(Records excerpted from a collection)
------------------------------------------------------------
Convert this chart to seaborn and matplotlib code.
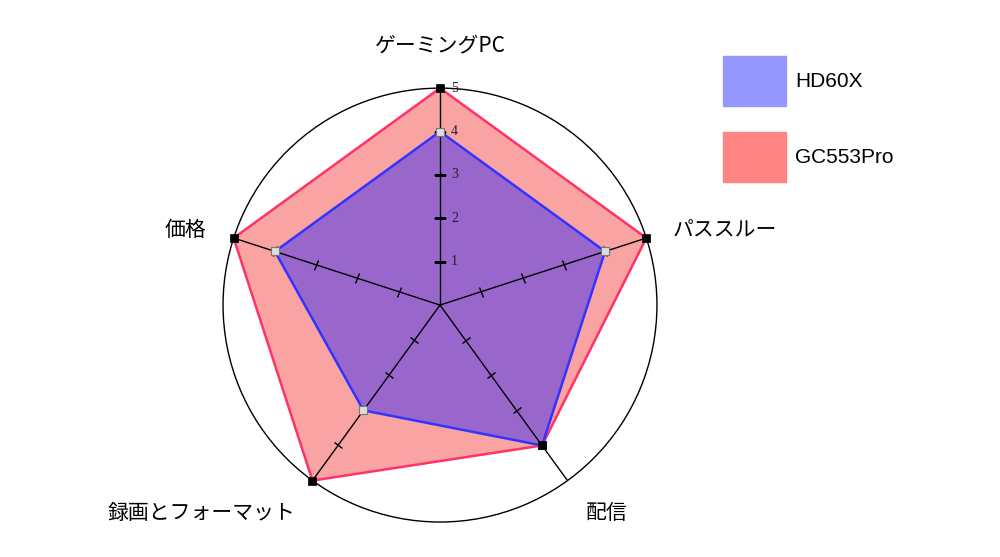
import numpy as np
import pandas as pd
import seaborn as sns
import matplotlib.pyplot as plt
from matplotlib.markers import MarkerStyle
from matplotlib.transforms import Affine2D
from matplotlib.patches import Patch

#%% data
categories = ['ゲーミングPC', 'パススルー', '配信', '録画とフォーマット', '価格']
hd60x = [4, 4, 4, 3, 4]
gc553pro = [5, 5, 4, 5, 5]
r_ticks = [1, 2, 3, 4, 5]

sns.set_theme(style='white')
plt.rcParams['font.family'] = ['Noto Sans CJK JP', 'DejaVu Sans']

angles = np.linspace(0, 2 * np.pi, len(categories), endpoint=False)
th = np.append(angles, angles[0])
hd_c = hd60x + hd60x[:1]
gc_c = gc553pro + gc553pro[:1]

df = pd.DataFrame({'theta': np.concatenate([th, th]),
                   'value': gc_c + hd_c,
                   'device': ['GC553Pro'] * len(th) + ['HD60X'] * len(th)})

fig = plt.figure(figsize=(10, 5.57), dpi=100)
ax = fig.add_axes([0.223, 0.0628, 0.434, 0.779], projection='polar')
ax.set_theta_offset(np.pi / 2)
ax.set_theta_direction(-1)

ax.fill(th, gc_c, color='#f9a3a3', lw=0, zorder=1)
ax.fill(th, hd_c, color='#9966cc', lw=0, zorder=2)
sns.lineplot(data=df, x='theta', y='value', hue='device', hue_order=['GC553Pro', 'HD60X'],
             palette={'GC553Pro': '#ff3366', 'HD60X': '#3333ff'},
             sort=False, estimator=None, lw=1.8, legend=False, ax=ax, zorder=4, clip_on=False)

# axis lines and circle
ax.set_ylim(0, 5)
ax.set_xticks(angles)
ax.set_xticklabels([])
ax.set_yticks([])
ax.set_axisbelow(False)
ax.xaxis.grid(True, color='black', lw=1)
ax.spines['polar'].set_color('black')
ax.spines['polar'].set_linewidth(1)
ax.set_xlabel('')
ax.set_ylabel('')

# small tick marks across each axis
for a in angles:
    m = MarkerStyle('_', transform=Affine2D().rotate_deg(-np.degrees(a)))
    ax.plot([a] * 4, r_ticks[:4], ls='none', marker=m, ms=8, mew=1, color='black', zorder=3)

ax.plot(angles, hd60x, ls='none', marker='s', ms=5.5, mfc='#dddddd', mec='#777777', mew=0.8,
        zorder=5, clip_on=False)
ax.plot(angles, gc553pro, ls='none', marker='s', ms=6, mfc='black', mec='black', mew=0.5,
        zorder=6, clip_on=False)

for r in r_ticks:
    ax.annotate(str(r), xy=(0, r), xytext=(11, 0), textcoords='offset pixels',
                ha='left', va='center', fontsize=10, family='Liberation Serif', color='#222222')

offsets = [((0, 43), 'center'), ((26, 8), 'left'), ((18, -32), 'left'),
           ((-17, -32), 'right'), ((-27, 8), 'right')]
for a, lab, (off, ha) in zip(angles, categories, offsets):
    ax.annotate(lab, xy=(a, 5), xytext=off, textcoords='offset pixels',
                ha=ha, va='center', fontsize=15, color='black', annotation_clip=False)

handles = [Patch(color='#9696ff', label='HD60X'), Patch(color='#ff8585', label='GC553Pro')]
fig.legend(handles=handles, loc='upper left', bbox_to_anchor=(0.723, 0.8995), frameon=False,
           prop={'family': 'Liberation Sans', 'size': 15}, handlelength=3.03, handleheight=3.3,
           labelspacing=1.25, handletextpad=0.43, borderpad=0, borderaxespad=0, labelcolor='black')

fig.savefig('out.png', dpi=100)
------------------------------------------------------------
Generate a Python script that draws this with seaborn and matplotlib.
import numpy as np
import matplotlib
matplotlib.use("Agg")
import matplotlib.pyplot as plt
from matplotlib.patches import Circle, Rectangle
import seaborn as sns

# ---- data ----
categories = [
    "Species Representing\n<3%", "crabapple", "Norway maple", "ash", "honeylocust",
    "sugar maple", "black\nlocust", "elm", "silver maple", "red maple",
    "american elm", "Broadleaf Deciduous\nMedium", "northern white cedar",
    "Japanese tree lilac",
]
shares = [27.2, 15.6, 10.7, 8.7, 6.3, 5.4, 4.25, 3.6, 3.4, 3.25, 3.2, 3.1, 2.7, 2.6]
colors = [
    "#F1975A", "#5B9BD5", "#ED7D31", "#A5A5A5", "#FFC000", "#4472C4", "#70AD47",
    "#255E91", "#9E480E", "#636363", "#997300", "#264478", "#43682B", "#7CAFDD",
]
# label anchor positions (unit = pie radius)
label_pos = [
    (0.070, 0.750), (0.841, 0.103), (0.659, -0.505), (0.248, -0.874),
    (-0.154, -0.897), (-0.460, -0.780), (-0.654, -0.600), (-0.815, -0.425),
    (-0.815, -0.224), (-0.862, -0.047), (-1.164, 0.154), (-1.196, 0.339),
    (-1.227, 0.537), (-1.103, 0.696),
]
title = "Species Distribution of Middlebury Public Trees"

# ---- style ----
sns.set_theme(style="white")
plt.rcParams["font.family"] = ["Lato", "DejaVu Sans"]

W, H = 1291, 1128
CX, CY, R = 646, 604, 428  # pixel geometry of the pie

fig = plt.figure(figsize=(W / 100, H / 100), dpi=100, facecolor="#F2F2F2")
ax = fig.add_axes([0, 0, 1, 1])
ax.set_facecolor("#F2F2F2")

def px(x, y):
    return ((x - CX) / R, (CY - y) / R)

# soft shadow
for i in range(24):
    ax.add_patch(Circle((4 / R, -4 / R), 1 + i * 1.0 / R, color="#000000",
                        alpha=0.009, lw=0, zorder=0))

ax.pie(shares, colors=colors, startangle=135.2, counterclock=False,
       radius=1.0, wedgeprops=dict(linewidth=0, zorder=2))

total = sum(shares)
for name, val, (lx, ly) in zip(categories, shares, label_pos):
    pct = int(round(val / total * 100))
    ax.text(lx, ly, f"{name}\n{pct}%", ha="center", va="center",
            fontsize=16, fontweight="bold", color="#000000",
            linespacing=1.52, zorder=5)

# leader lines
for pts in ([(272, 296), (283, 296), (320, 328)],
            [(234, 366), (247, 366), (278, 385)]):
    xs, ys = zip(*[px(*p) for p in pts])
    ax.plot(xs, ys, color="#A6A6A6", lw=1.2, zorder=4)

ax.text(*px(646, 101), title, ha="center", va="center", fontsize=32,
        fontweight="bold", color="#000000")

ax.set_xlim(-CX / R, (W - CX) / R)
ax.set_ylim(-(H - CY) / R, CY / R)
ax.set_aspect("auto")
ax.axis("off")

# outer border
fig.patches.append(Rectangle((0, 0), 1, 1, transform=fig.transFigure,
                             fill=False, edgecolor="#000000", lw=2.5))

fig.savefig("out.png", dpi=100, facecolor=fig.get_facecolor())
------------------------------------------------------------
_Stated exercise_:
Leave the pictures out and print, exactly as written, every line from the one holding "Convert this chart" down to the one holding "ax=ax, zorder=4, clip_on=False)", both of those included.

_Output for this exercise_:
Convert this chart to seaborn and matplotlib code.
import numpy as np
import pandas as pd
import seaborn as sns
import matplotlib.pyplot as plt
from matplotlib.markers import MarkerStyle
from matplotlib.transforms import Affine2D
from matplotlib.patches import Patch

#%% data
categories = ['ゲーミングPC', 'パススルー', '配信', '録画とフォーマット', '価格']
hd60x = [4, 4, 4, 3, 4]
gc553pro = [5, 5, 4, 5, 5]
r_ticks = [1, 2, 3, 4, 5]

sns.set_theme(style='white')
plt.rcParams['font.family'] = ['Noto Sans CJK JP', 'DejaVu Sans']

angles = np.linspace(0, 2 * np.pi, len(categories), endpoint=False)
th = np.append(angles, angles[0])
hd_c = hd60x + hd60x[:1]
gc_c = gc553pro + gc553pro[:1]

df = pd.DataFrame({'theta': np.concatenate([th, th]),
                   'value': gc_c + hd_c,
                   'device': ['GC553Pro'] * len(th) + ['HD60X'] * len(th)})

fig = plt.figure(figsize=(10, 5.57), dpi=100)
ax = fig.add_axes([0.223, 0.0628, 0.434, 0.779], projection='polar')
ax.set_theta_offset(np.pi / 2)
ax.set_theta_direction(-1)

ax.fill(th, gc_c, color='#f9a3a3', lw=0, zorder=1)
ax.fill(th, hd_c, color='#9966cc', lw=0, zorder=2)
sns.lineplot(data=df, x='theta', y='value', hue='device', hue_order=['GC553Pro', 'HD60X'],
             palette={'GC553Pro': '#ff3366', 'HD60X': '#3333ff'},
             sort=False, estimator=None, lw=1.8, legend=False, ax=ax, zorder=4, clip_on=False)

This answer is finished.